TikTok’s own business team frames this directly, distinguishing “open loop” selling (a customer discovers your brand on TikTok and then buys on your own site) from “closed loop” selling (discovery and purchase both occur within TikTok Shop). Closed loop converts better, and TikTok’s own account staff will tell you that. It also keeps the entire transaction inside TikTok’s infrastructure rather than sending traffic to yours. LinkedIn’s pivot toward video and paid creator partnerships tracks the exact same logic: throttle organic reach, then sell the fix back to you.
That’s the honest version of “the flywheel replaces the funnel.” It doesn’t. The gate that used to sit between a salesperson’s information advantage and a prospect in the 1990s now sits inside a recommendation algorithm deciding whether your post reaches anyone who hasn’t already engaged with you. Retention and advocacy genuinely reduce how often you need to open that gate. They don’t remove it.
Why the funnel isn’t actually dead
Marketing Week Columnist Mark Ritson has spent years pushing back on “funnel is dead” claims, including Sheryl Sandberg’s 2016 assertion that the funnel was collapsing under digital pressure. Ritson’s response holds up: “reports of the death of the sales funnel are greatly exaggerated”, and critics calling it dead are usually mistaking their own tactics for the underlying strategy.
He’s got history on his side. The flywheel isn’t the first attempt at a funnel replacement, and it won’t be the last. McKinsey proposed a circular “consumer decision journey” back in 2009, nine years before HubSpot’s keynote, and it’s barely mentioned in flywheel content today despite getting similar coverage at the time.
Google’s own 2020 research, built on roughly 310,000 simulated purchase scenarios, found something closer to a chaotic loop than either a funnel or a flywheel: buyers bounce repeatedly between “exploring” options and “evaluating” them, sometimes switching brand preference within minutes of seeing a competitor. That’s a third model entirely, and it’s arguably better supported by data than either the funnel or the flywheel.
Roughly every decade, a company at a strategic inflection point proposes a new shape to replace “the dead funnel.” Each one generates a wave of copycat content. None of them has actually killed it off. The funnel is still the thing everyone quietly falls back on to explain where a campaign leaked.
What this means for your social strategy
None of this means ignoring retention, community or advocacy on social. It means not importing a CRM company’s org chart and calling it a content strategy.
Sprout Social’s own funnel model already reflects where the industry has landed without needing to rebrand it as a flywheel: awareness, consideration and action, followed by engagement and advocacy stages that loop back into new awareness through hashtag campaigns, community chats and customer-story content. That’s a funnel with flywheel logic welded onto the back of it. It’s a more honest description of what’s actually working than either pure framework on its own.

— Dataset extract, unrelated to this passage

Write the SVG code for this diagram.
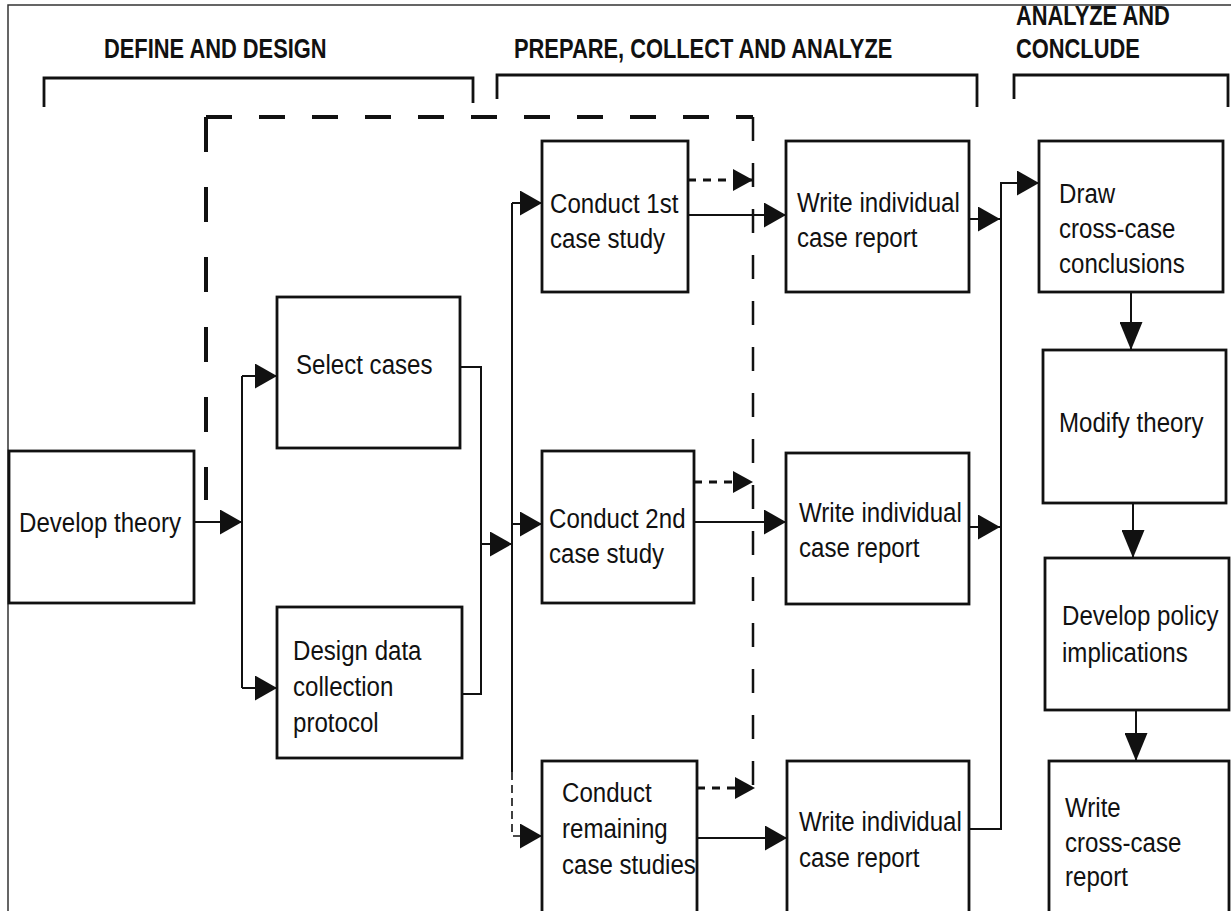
<svg xmlns="http://www.w3.org/2000/svg" width="1231" height="911" viewBox="0 0 1231 911">
  <style>
    .box { fill: #fff; stroke: #111; stroke-width: 2.8; }
    .lbl { font-family: "Liberation Sans", Arial, sans-serif; font-size: 28px; fill: #111; }
    .hdr { font-family: "Liberation Sans", Arial, sans-serif; font-size: 27px; font-weight: bold; fill: #111; }
    .frame { fill: none; stroke: #333; stroke-width: 1.5; }
    .brk { fill: none; stroke: #111; stroke-width: 2.8; }
    .ln { fill: none; stroke: #111; stroke-width: 2; }
    .dash-s { fill: none; stroke: #111; stroke-width: 3; stroke-dasharray: 8 7; }
    .dash-t { fill: none; stroke: #111; stroke-width: 1.6; stroke-dasharray: 8 5; }
    .fb-h { fill: none; stroke: #111; stroke-width: 4; stroke-dasharray: 26 27; }
    .fb-v { fill: none; stroke: #111; stroke-width: 4; stroke-dasharray: 35 35; }
    .fb-r { fill: none; stroke: #111; stroke-width: 2.5; stroke-dasharray: 24 22; }
  </style>
  <defs>
    <marker id="arr" markerUnits="userSpaceOnUse" markerWidth="23" markerHeight="25" refX="22" refY="12.5" orient="auto">
      <path d="M0,0 L22,12.5 L0,25 Z" fill="#111" stroke="none"/>
    </marker>
    <marker id="arrv" markerUnits="userSpaceOnUse" markerWidth="29" markerHeight="23" refX="28" refY="11.5" orient="auto">
      <path d="M0,0 L28,11.5 L0,23 Z" fill="#111" stroke="none"/>
    </marker>
    <marker id="arrs" markerUnits="userSpaceOnUse" markerWidth="21" markerHeight="23" refX="20" refY="11" orient="auto">
      <path d="M0,0 L20,11 L0,22 Z" fill="#111" stroke="none"/>
    </marker>
  </defs>

  <rect width="1231" height="911" fill="#fff"/>

  <!-- outer frame (top and left edges) -->
  <path class="frame" d="M8,911 V5 H1231"/>

  <!-- phase headers (condensed type) and brackets -->
  <g id="phase-define">
    <text class="hdr" transform="translate(104,0) scale(0.81,1)" y="58">DEFINE AND DESIGN</text>
    <path class="brk" d="M44,107 V78 H473 V103"/>
  </g>
  <g id="phase-prepare">
    <text class="hdr" transform="translate(514,0) scale(0.81,1)" y="58">PREPARE, COLLECT AND ANALYZE</text>
    <path class="brk" d="M497,99 V75 H977 V107"/>
  </g>
  <g id="phase-conclude">
    <g transform="translate(1016,0) scale(0.81,1)">
      <text class="hdr" y="25">ANALYZE AND</text>
      <text class="hdr" y="58">CONCLUDE</text>
    </g>
    <path class="brk" d="M1014,99 V75 H1228 V107"/>
  </g>

  <!-- connectors -->
  <g id="connectors">
    <!-- feedback loop -->
    <path class="fb-v" d="M206,117 V500"/>
    <path class="fb-h" d="M206,117 H753"/>
    <path class="fb-r" d="M753,117 V790"/>

    <!-- define and design -->
    <path class="ln" d="M194,522 H242" marker-end="url(#arr)"/>
    <path class="ln" d="M242,376 V688"/>
    <path class="ln" d="M242,376 H277" marker-end="url(#arr)"/>
    <path class="ln" d="M242,688 H277" marker-end="url(#arr)"/>
    <path class="ln" d="M460,367 H481 V694 H462"/>
    <path class="ln" d="M481,544 H512" marker-end="url(#arr)"/>

    <!-- case studies fan-out -->
    <path class="ln" d="M512,203 V772"/>
    <path class="dash-t" d="M512,772 V836 H542" marker-end="url(#arr)"/>
    <path class="ln" d="M512,203 H542" marker-end="url(#arr)"/>
    <path class="ln" d="M512,524 H542" marker-end="url(#arr)"/>

    <!-- case study to report -->
    <path class="ln" d="M688,215 H786" marker-end="url(#arr)"/>
    <path class="ln" d="M694,522 H786" marker-end="url(#arr)"/>
    <path class="ln" d="M697,838 H787" marker-end="url(#arr)"/>

    <!-- case study feedback stubs -->
    <path class="dash-s" d="M688,180 H753" marker-end="url(#arrs)"/>
    <path class="dash-s" d="M694,482 H753" marker-end="url(#arrs)"/>
    <path class="dash-s" d="M697,788 H755" marker-end="url(#arrs)"/>

    <!-- reports to cross-case conclusions -->
    <path class="ln" d="M970,219 H1000" marker-end="url(#arr)"/>
    <path class="ln" d="M970,527 H1000" marker-end="url(#arr)"/>
    <path class="ln" d="M970,829 H1001 V183 H1039" marker-end="url(#arr)"/>

    <!-- conclusion chain -->
    <path class="ln" d="M1131,292 V350" marker-end="url(#arrv)"/>
    <path class="ln" d="M1133,503 V558" marker-end="url(#arrv)"/>
    <path class="ln" d="M1136,710 V761" marker-end="url(#arrv)"/>
  </g>

  <!-- nodes; labels use a horizontally condensed face -->
  <g id="develop-theory">
    <rect class="box" x="9" y="451" width="185" height="152"/>
    <g transform="translate(19,0) scale(0.86,1)">
      <text class="lbl" y="532">Develop theory</text>
    </g>
  </g>
  <g id="select-cases">
    <rect class="box" x="277" y="297" width="183" height="151"/>
    <g transform="translate(296,0) scale(0.86,1)">
      <text class="lbl" y="374">Select cases</text>
    </g>
  </g>
  <g id="design-protocol">
    <rect class="box" x="277" y="607" width="185" height="151"/>
    <g transform="translate(293,0) scale(0.86,1)">
      <text class="lbl" y="660">Design data</text>
      <text class="lbl" y="696">collection</text>
      <text class="lbl" y="732">protocol</text>
    </g>
  </g>
  <g id="conduct-1st">
    <rect class="box" x="542" y="141" width="146" height="151"/>
    <g transform="translate(550,0) scale(0.86,1)">
      <text class="lbl" y="213">Conduct 1st</text>
      <text class="lbl" y="248">case study</text>
    </g>
  </g>
  <g id="conduct-2nd">
    <rect class="box" x="542" y="451" width="152" height="152"/>
    <g transform="translate(549,0) scale(0.86,1)">
      <text class="lbl" y="528">Conduct 2nd</text>
      <text class="lbl" y="563">case study</text>
    </g>
  </g>
  <g id="conduct-remaining">
    <rect class="box" x="542" y="761" width="155" height="170"/>
    <g transform="translate(562,0) scale(0.86,1)">
      <text class="lbl" y="802">Conduct</text>
      <text class="lbl" y="838">remaining</text>
      <text class="lbl" y="874">case studies</text>
    </g>
  </g>
  <g id="report-1">
    <rect class="box" x="786" y="141" width="183" height="151"/>
    <g transform="translate(797,0) scale(0.86,1)">
      <text class="lbl" y="212">Write individual</text>
      <text class="lbl" y="247">case report</text>
    </g>
  </g>
  <g id="report-2">
    <rect class="box" x="786" y="453" width="183" height="151"/>
    <g transform="translate(799,0) scale(0.86,1)">
      <text class="lbl" y="522">Write individual</text>
      <text class="lbl" y="557">case report</text>
    </g>
  </g>
  <g id="report-3">
    <rect class="box" x="787" y="761" width="182" height="170"/>
    <g transform="translate(799,0) scale(0.86,1)">
      <text class="lbl" y="831">Write individual</text>
      <text class="lbl" y="867">case report</text>
    </g>
  </g>
  <g id="cross-case-conclusions">
    <rect class="box" x="1039" y="141" width="184" height="151"/>
    <g transform="translate(1059,0) scale(0.86,1)">
      <text class="lbl" y="203">Draw</text>
      <text class="lbl" y="238">cross-case</text>
      <text class="lbl" y="273">conclusions</text>
    </g>
  </g>
  <g id="modify-theory">
    <rect class="box" x="1043" y="350" width="183" height="153"/>
    <g transform="translate(1059,0) scale(0.86,1)">
      <text class="lbl" y="432">Modify theory</text>
    </g>
  </g>
  <g id="policy-implications">
    <rect class="box" x="1045" y="558" width="184" height="152"/>
    <g transform="translate(1062,0) scale(0.86,1)">
      <text class="lbl" y="625">Develop policy</text>
      <text class="lbl" y="662">implications</text>
    </g>
  </g>
  <g id="cross-case-report">
    <rect class="box" x="1049" y="761" width="180" height="170"/>
    <g transform="translate(1065,0) scale(0.86,1)">
      <text class="lbl" y="817">Write</text>
      <text class="lbl" y="852">cross-case</text>
      <text class="lbl" y="886">report</text>
    </g>
  </g>
</svg>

Look closely at the people actually running something like this, and you’ll notice something else: the real momentum usually lives in the infrastructure they own, not in the platform itself. Creator email lists built through consistent social content, not the social platforms directly, are where segmentation, feedback loops and repeat engagement compound. Social’s real job in that structure is the attract stage and the repurposing surface, not the whole engine.
The bottom line
The industry is shifting, but not in the direction most funnel-vs-flywheel content claims. The retention economics are real. The reach decline is real, and it’s structural, not a bad week for your account.
What’s not real is the idea that swapping shapes solves either problem. Build for retention because the math supports it. Plan for paid amplification because platforms are built to require it.
Keep a funnel-shaped view of your metrics anyway. You’ll need it the moment someone asks where the campaign leaked.
Position your strategy for what’s actually happening on these platforms, not for what a decade-old keynote slide promised. That’s the advantage that compounds.